Richard Caswell, Surveyor and Father of North Carolina

Many of our founding fathers started their careers as surveyors. Along with providing an essential service, surveying was a very profitable trade in eighteenth century America. Surveyors would purchase newly opened land from the Crown and sell tracts to settlers at higher prices. This led to some resentment and suspicion by settlers – but one surveyor remained popular throughout his surveying career – and beyond.

Everything started with surveying

Richard Caswell (August 3, 1729 – November 10, 1789) was the first and fifth governor of the U.S. state of North Carolina, serving from 1776 to 1780 and from 1785 to 1787. Public Domain.

Richard Caswell was born in Maryland in 1729 and named after his father, a prominent businessman and military leader.  Caswell studied surveying, and at age 17, was appointed as an apprentice to Surveyor General of North Carolina, James Mackilwean. By 1752, he was married to Mackilwean’s daughter and had become the deputy surveyor of the colony. He helped establish the town of Kingston, North Carolina and surveyed the town layout. Caswell Street in present-day Kinston* links the streets' names honoring the families of his wives: Mackilwean Street for the family of the then-deceased Mary Mackilwean and Heritage Street for the family of his then current wife, Sarah. During this time, he earned the reputation as a reliable surveyor and commanding leader[1].

*Caswell changed the name of Kingston to Kinston when he sided with the patriots during the Revolutionary War.

Harmony Hall, the oldest building in Kinston, was owned by North Carolina's first governor, Richard Caswell.

Law and service

His thorough understanding of surveying led him to pursue a career in law. He was admitted to the bar in 1754 and immediately set up a law practice in Hillsboro, North Carolina. That same year, he was chosen by the people of North Carolina to participate in the North Carolina Colonial Assembly, where he served until 1771, when his political views made it impossible for him to support King George. Soon after, he became an active member in the colonial militia.[2]

In 1774 he was chosen to represent North Carolina at the First Continental Congress where he was vocally pro-independence at a time when many delegates were simply hoping to get better treatment from the Crown and resisted breaking away. John Adams said of him “We always looked to Richard Caswell for North Carolina, he was a model man and a true patriot.”

"Stand Your Ground" depicts the first fighting of the Revolution on Lexington Common, 19 April 1775. (Oil on hardboard, by Don Troiani, 1985; National Guard Heritage Painting, Department of the Army, National Guard Bureau).

Military leadership

Caswell was also appointed to command the Minuteman region around New Bern, North Carolina and in 1776, he led the Patriot force at the key Battle of Moore’s Creek Bridge, achieving a victory that solidified Patriot control of North Carolina and emboldened the Second Continental Congress to vote for independence[3].

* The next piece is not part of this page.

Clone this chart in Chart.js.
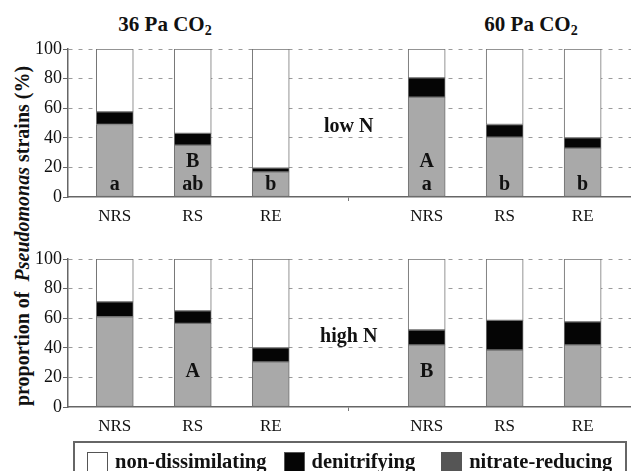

Two of Caswell’s sons also fought in the Revolutionary War, and his son Richard, a lieutenant colonel, was lost at sea in 1784. His son William was a brigadier general during the war.

Governor Caswell

During 1775-1777, Caswell was presiding over North Carolina’s Fourth Provincial Congress and was instrumental in writing North Carolina’s state constitution. These duties prevented him from participating in the drafting and signing of the Declaration of Independence, even though he was again representing North Carolina at the Second Continental Congress. In 1776, he was appointed acting governor of North Carolina and then elected governor in 1777, the first of three consecutive one-year terms.[1]

Crisis diplomacy

Replica of the Capitol of the State of Franklin, located in Greenville, Tennessee

After serving as Governor, he stepped down to again command the militia as a Major General. He also served as Comptroller (treasurer) and as a member of the North Carolina senate. In 1787, Caswell was again elected to serve as Governor. Although the War of Independence was over, this period was fraught with struggle for both the new nation and the new state. In the years before Caswell became governor again, the territories west of the Blue Ridge had split from the state and formed the new state of Franklin, named after Benjamin Franklin, who disavowed any knowledge of or interest in the new state. The previous Governor had pursued a policy of force and intimidation to coerce the Franklinites to rejoin North Carolina. Caswell took a more diplomatic approach. With diplomacy and skilled negotiations, Caswell prevented civil war and the State of Franklin again reunited with North Carolina. In 1789, these lands were ceded to the Union and became the state of Tennessee.[1]

He gave it all

In 1787, Caswell was chosen to serve as one of North Carolina’s delegates to the United States Constitutional Convention, but he was too sick to attend. On November 8, 1789, Caswell suffered a fatal stroke while speaking to the state senate in Fayetteville and died two days later at the age of sixty. 

Many of our founding fathers started their careers as surveyors which established their reputations as “model men” within the community, and prepared them to lead a new nation. Thank you, surveyors!